EXERCISE OBJECTIVE: Leaving the pictures aside, transcribe every line below exactly.

DATASET CONTENT:
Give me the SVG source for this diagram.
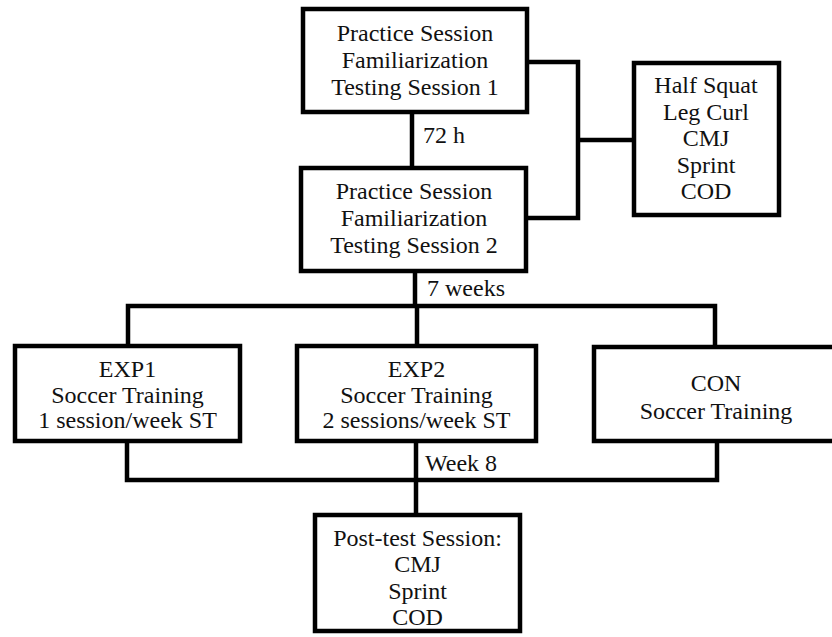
<svg xmlns="http://www.w3.org/2000/svg" width="832" height="637" viewBox="0 0 832 637">
<style>
.box{fill:#fff;stroke:#000;stroke-width:4.5}
.ln{fill:none;stroke:#000;stroke-width:4.5;stroke-linecap:square}
text{font-family:"Liberation Serif","Times New Roman",serif;font-size:24px;fill:#111}
.c{text-anchor:middle}
</style>
<rect width="832" height="637" fill="#fff"/>
<g id="connectors">
<path class="ln" d="M529 62H578V218H528M578 140H632"/>
<path class="ln" d="M412 114V166"/>
<path class="ln" d="M415 273V306M128 306H715M128 306V344M417 306V344M715 306V345"/>
<path class="ln" d="M127 443V480H717V443M416 443V513"/>
<text x="423" y="143">72 h</text>
<text x="427" y="296">7 weeks</text>
<text x="425" y="471">Week 8</text>
</g>
<g id="testing1">
<rect class="box" x="303" y="9" width="224" height="103"/>
<text class="c" x="415" y="41">Practice Session</text>
<text class="c" x="415" y="68">Familiarization</text>
<text class="c" x="415" y="95">Testing Session 1</text>
</g>
<g id="testing2">
<rect class="box" x="301" y="168" width="225" height="103"/>
<text class="c" x="414" y="199">Practice Session</text>
<text class="c" x="414" y="226">Familiarization</text>
<text class="c" x="414" y="253">Testing Session 2</text>
</g>
<g id="tests">
<rect class="box" x="634" y="63" width="145" height="152"/>
<text class="c" x="706" y="93">Half Squat</text>
<text class="c" x="706" y="120">Leg Curl</text>
<text class="c" x="706" y="146">CMJ</text>
<text class="c" x="706" y="173">Sprint</text>
<text class="c" x="706" y="199">COD</text>
</g>
<g id="exp1">
<rect class="box" x="15" y="346" width="225" height="95"/>
<text class="c" x="127.5" y="377">EXP1</text>
<text class="c" x="127.5" y="403">Soccer Training</text>
<text class="c" x="127.5" y="428">1 session/week ST</text>
</g>
<g id="exp2">
<rect class="box" x="297" y="346" width="239" height="95"/>
<text class="c" x="416.5" y="377">EXP2</text>
<text class="c" x="416.5" y="403">Soccer Training</text>
<text class="c" x="416.5" y="428">2 sessions/week ST</text>
</g>
<g id="con">
<rect class="box" x="594" y="347" width="250" height="94"/>
<text class="c" x="716" y="391">CON</text>
<text class="c" x="716" y="419">Soccer Training</text>
</g>
<g id="posttest">
<rect class="box" x="315" y="515" width="205" height="116"/>
<text class="c" x="417.5" y="546">Post-test Session:</text>
<text class="c" x="417.5" y="572">CMJ</text>
<text class="c" x="417.5" y="599">Sprint</text>
<text class="c" x="417.5" y="625">COD</text>
</g>
</svg>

RESPONSE TO THIS EXERCISE:
Give me the SVG source for this diagram.
<svg xmlns="http://www.w3.org/2000/svg" width="832" height="637" viewBox="0 0 832 637">
<style>
.box{fill:#fff;stroke:#000;stroke-width:4.5}
.ln{fill:none;stroke:#000;stroke-width:4.5;stroke-linecap:square}
text{font-family:"Liberation Serif","Times New Roman",serif;font-size:24px;fill:#111}
.c{text-anchor:middle}
</style>
<rect width="832" height="637" fill="#fff"/>
<g id="connectors">
<path class="ln" d="M529 62H578V218H528M578 140H632"/>
<path class="ln" d="M412 114V166"/>
<path class="ln" d="M415 273V306M128 306H715M128 306V344M417 306V344M715 306V345"/>
<path class="ln" d="M127 443V480H717V443M416 443V513"/>
<text x="423" y="143">72 h</text>
<text x="427" y="296">7 weeks</text>
<text x="425" y="471">Week 8</text>
</g>
<g id="testing1">
<rect class="box" x="303" y="9" width="224" height="103"/>
<text class="c" x="415" y="41">Practice Session</text>
<text class="c" x="415" y="68">Familiarization</text>
<text class="c" x="415" y="95">Testing Session 1</text>
</g>
<g id="testing2">
<rect class="box" x="301" y="168" width="225" height="103"/>
<text class="c" x="414" y="199">Practice Session</text>
<text class="c" x="414" y="226">Familiarization</text>
<text class="c" x="414" y="253">Testing Session 2</text>
</g>
<g id="tests">
<rect class="box" x="634" y="63" width="145" height="152"/>
<text class="c" x="706" y="93">Half Squat</text>
<text class="c" x="706" y="120">Leg Curl</text>
<text class="c" x="706" y="146">CMJ</text>
<text class="c" x="706" y="173">Sprint</text>
<text class="c" x="706" y="199">COD</text>
</g>
<g id="exp1">
<rect class="box" x="15" y="346" width="225" height="95"/>
<text class="c" x="127.5" y="377">EXP1</text>
<text class="c" x="127.5" y="403">Soccer Training</text>
<text class="c" x="127.5" y="428">1 session/week ST</text>
</g>
<g id="exp2">
<rect class="box" x="297" y="346" width="239" height="95"/>
<text class="c" x="416.5" y="377">EXP2</text>
<text class="c" x="416.5" y="403">Soccer Training</text>
<text class="c" x="416.5" y="428">2 sessions/week ST</text>
</g>
<g id="con">
<rect class="box" x="594" y="347" width="250" height="94"/>
<text class="c" x="716" y="391">CON</text>
<text class="c" x="716" y="419">Soccer Training</text>
</g>
<g id="posttest">
<rect class="box" x="315" y="515" width="205" height="116"/>
<text class="c" x="417.5" y="546">Post-test Session:</text>
<text class="c" x="417.5" y="572">CMJ</text>
<text class="c" x="417.5" y="599">Sprint</text>
<text class="c" x="417.5" y="625">COD</text>
</g>
</svg>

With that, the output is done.